THE REQUEST: Repeat exactly the lines from the line with "Rebuild this chart" to the line with "from bokeh.resources import INLINE", including both, and leave out any pictures.
## begin DATA TO USE
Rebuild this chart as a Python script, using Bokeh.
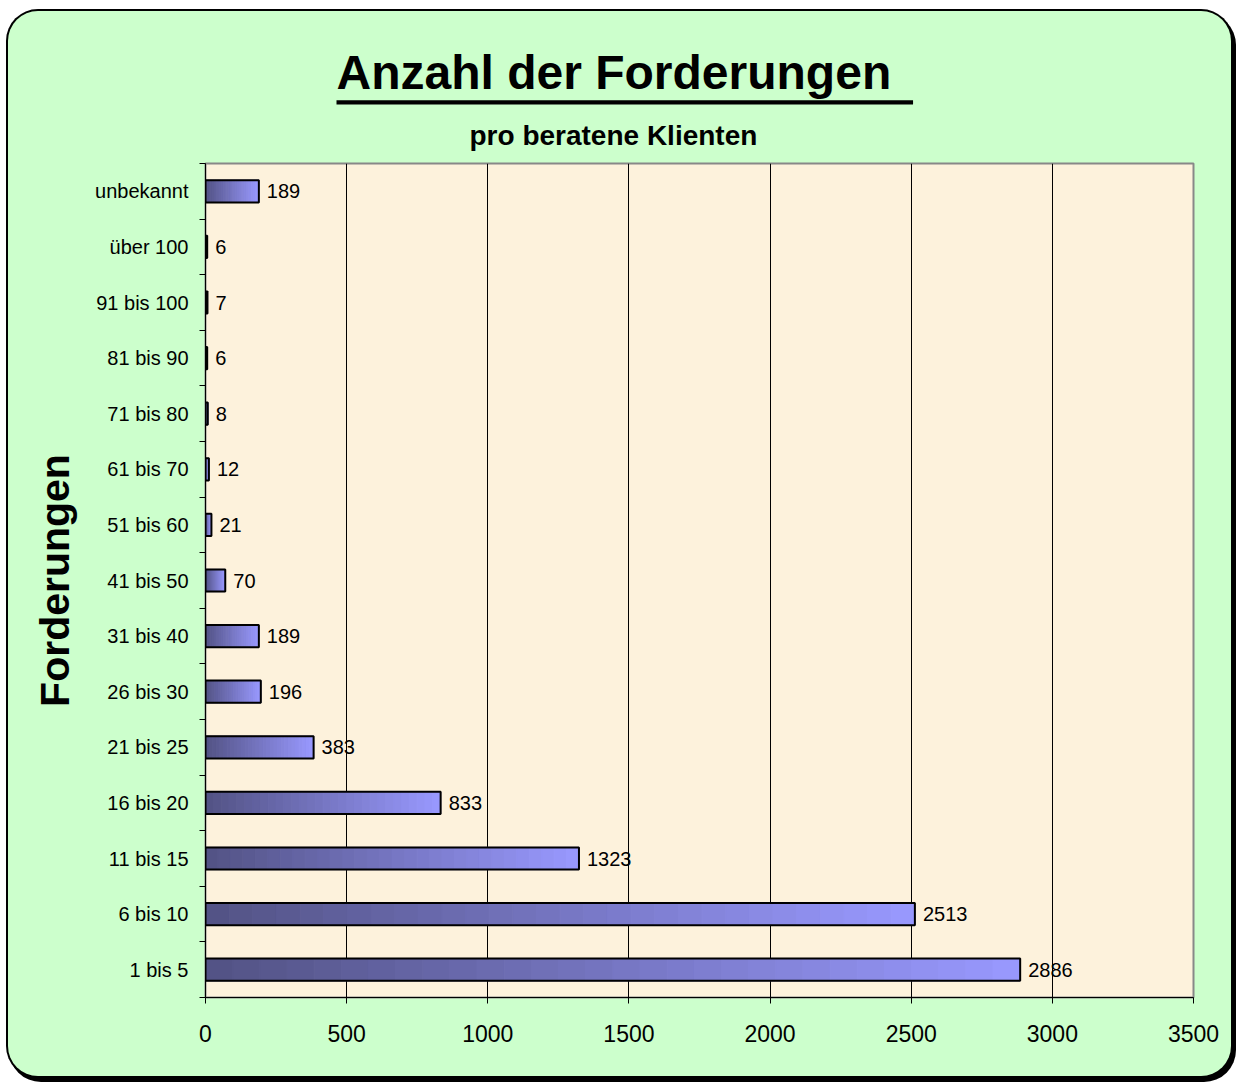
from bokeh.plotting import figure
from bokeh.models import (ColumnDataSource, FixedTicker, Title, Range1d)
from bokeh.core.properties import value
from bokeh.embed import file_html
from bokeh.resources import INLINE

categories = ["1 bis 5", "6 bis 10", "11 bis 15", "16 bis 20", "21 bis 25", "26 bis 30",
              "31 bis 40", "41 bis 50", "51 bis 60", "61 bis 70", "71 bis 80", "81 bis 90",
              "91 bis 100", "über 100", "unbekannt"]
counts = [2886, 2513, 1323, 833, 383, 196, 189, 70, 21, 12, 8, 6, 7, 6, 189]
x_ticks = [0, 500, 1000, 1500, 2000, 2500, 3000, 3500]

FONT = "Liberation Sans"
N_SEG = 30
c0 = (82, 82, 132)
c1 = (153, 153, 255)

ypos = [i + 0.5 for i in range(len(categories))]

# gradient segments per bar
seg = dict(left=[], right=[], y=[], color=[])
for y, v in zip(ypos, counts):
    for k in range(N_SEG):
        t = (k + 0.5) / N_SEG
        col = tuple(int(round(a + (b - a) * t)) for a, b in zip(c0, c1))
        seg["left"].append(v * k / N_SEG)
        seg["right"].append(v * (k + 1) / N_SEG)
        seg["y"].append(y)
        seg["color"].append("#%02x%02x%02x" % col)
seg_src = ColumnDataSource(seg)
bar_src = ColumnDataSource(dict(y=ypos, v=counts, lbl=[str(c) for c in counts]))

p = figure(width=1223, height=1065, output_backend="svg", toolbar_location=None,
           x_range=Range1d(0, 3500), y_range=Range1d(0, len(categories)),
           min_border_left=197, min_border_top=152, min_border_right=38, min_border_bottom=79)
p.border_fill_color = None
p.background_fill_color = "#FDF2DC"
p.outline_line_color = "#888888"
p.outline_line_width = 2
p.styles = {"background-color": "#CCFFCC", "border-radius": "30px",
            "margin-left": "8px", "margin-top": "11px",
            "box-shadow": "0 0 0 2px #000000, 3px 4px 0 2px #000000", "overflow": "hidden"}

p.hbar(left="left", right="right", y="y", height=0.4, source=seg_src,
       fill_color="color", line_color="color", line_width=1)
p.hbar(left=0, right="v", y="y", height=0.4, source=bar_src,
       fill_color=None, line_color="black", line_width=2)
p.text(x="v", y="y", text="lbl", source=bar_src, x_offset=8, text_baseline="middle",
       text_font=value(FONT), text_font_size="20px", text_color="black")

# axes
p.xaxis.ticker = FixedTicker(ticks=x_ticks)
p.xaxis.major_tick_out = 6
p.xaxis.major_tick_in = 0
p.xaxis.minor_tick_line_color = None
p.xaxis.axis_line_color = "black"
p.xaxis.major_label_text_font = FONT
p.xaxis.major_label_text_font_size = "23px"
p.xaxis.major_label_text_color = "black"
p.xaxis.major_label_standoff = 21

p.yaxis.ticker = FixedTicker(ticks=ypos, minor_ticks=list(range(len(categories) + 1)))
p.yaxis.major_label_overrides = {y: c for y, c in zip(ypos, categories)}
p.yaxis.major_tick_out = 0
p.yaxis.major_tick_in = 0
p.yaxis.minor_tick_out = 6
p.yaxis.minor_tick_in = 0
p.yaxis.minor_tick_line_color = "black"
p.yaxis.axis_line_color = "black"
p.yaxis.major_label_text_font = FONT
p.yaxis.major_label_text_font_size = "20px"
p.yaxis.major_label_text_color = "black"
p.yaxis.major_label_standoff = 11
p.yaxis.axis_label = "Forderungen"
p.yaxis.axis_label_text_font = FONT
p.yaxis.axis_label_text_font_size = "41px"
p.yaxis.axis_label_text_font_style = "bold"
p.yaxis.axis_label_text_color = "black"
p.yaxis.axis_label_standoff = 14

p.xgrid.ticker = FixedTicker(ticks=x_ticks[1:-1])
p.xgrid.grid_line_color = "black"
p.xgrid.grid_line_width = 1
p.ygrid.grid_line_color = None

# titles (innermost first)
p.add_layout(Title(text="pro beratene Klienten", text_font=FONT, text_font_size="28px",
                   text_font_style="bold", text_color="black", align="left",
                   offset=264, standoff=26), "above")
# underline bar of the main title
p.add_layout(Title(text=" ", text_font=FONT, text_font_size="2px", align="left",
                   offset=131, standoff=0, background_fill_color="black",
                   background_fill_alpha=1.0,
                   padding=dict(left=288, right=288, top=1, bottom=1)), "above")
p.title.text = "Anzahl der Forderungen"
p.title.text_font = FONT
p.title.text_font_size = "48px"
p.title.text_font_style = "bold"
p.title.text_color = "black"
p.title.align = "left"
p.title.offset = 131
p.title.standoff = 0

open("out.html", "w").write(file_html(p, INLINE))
## end DATA TO USE
## begin DATA TO USE
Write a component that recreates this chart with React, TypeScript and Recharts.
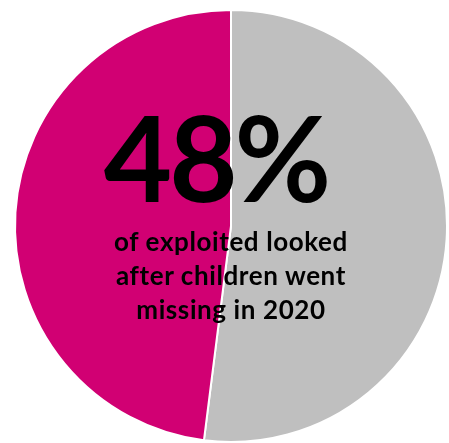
## end DATA TO USE
THE SOLUTION:
Rebuild this chart as a Python script, using Bokeh.
from bokeh.plotting import figure
from bokeh.models import (ColumnDataSource, FixedTicker, Title, Range1d)
from bokeh.core.properties import value
from bokeh.embed import file_html
from bokeh.resources import INLINE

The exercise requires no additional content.